My grandma called them pincushion flowers, and they've been all the rage the last couple of years in our area. Scabiosa is one of our most dependable bloomers. When you walk into a garden center and ask for something carefree that will bloom all summer, chances are they'll hand you a pot of these pretty blue perennials.

Scabiosa Care
Scabiosa deserves a place in any perennial garden. It softens any color combination, looks terrific planted in mass, and will bloom from late spring until fall. It's also easy to grow. Scabiosa doesn't mind our highly alkaline, sandy soils, and takes all the sun our high desert can offer. The soft blue flowers wave merrily in the breeze, yielding to pincushion-like seed heads. If you deadhead the cushions, you'll get plenty more flowers.

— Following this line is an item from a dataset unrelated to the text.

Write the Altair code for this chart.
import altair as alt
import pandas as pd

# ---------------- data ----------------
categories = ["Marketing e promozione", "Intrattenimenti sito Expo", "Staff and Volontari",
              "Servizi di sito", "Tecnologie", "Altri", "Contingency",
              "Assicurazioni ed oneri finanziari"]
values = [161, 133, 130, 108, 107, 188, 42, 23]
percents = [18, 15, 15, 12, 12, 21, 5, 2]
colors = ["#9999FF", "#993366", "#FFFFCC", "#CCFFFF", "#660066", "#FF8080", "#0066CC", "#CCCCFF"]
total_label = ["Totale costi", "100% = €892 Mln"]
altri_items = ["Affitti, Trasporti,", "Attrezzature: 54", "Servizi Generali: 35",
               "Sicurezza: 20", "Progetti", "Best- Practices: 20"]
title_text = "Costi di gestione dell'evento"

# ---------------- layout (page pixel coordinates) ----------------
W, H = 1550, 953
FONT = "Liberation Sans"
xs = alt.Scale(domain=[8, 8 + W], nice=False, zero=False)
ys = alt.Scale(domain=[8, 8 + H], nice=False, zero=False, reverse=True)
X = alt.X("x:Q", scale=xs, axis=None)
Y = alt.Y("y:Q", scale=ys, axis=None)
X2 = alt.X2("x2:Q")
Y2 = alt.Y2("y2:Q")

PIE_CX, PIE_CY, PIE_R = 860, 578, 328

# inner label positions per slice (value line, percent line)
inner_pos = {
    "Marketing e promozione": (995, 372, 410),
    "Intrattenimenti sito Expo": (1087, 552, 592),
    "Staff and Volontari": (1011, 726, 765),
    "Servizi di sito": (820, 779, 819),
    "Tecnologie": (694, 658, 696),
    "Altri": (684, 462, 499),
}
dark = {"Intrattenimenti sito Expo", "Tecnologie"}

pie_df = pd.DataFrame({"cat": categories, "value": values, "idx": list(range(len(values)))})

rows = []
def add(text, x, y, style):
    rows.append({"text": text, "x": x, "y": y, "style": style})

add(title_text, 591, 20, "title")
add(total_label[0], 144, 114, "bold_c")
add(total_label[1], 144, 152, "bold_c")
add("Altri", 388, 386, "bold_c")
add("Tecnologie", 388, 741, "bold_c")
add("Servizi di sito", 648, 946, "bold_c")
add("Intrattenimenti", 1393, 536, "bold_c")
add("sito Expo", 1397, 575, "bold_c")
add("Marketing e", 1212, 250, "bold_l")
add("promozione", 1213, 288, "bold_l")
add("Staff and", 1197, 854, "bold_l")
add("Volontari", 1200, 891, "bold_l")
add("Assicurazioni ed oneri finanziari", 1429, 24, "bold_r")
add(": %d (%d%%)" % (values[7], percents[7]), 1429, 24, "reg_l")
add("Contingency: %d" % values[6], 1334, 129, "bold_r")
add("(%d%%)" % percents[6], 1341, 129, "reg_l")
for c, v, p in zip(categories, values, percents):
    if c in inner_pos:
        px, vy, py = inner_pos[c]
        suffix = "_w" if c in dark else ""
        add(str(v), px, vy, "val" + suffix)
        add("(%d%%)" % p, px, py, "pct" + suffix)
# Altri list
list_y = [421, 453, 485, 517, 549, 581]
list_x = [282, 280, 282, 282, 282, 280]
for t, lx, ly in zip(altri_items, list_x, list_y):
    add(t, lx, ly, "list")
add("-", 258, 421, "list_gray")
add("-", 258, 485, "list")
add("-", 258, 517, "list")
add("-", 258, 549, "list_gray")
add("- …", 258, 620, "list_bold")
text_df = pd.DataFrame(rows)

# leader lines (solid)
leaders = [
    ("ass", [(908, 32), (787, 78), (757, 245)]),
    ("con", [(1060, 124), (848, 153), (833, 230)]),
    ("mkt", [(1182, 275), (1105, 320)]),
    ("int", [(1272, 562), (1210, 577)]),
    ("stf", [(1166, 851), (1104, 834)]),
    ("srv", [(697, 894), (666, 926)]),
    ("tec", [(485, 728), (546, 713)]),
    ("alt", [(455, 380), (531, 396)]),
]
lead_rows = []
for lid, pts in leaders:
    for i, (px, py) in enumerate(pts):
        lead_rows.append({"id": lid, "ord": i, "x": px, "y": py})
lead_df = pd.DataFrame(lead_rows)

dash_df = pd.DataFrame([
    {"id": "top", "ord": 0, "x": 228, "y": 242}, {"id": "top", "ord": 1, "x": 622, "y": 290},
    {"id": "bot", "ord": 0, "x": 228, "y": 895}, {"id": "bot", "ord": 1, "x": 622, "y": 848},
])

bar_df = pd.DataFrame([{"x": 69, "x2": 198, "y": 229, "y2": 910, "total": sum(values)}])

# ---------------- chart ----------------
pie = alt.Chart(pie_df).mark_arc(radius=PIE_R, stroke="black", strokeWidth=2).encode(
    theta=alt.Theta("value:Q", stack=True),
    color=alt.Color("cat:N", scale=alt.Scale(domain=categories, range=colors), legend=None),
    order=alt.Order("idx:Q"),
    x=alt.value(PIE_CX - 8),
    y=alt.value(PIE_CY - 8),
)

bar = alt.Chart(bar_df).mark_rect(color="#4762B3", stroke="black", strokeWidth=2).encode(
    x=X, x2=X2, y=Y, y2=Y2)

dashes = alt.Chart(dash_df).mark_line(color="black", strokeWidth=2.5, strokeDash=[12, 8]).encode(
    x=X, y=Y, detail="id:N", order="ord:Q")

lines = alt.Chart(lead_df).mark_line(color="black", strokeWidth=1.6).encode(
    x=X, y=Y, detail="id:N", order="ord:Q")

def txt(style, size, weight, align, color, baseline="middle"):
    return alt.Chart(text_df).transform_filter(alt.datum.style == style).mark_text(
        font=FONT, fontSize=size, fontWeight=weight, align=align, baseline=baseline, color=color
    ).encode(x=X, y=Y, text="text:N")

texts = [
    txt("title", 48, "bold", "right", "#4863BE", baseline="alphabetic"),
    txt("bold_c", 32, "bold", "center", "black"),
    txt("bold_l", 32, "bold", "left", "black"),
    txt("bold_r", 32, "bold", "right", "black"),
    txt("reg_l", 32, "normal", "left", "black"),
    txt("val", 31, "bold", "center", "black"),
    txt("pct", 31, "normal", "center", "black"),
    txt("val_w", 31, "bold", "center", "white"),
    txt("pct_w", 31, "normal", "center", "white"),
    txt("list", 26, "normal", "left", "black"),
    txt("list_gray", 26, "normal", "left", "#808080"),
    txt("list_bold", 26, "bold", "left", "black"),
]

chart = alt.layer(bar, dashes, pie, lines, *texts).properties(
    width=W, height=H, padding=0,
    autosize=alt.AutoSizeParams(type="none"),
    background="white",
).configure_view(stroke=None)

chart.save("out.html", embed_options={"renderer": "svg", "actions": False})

The only trick is the flower buds can look like the pincushion seed heads. I've cut off many an innocent bud from my pincushion flowers and wondered why they stopped blooming.

Buds Versus Pincushions
To tell the difference, look on the flower for two small, pointy outgrowths at the bottom. Those are the spent flowers. They really do look like pincushions, with a lot of tiny pins sticking out. That's what you cut back when you deadhead. The flower buds are different in that they have no pins.

Other than pinching, this perennial is a carefree addition to any garden.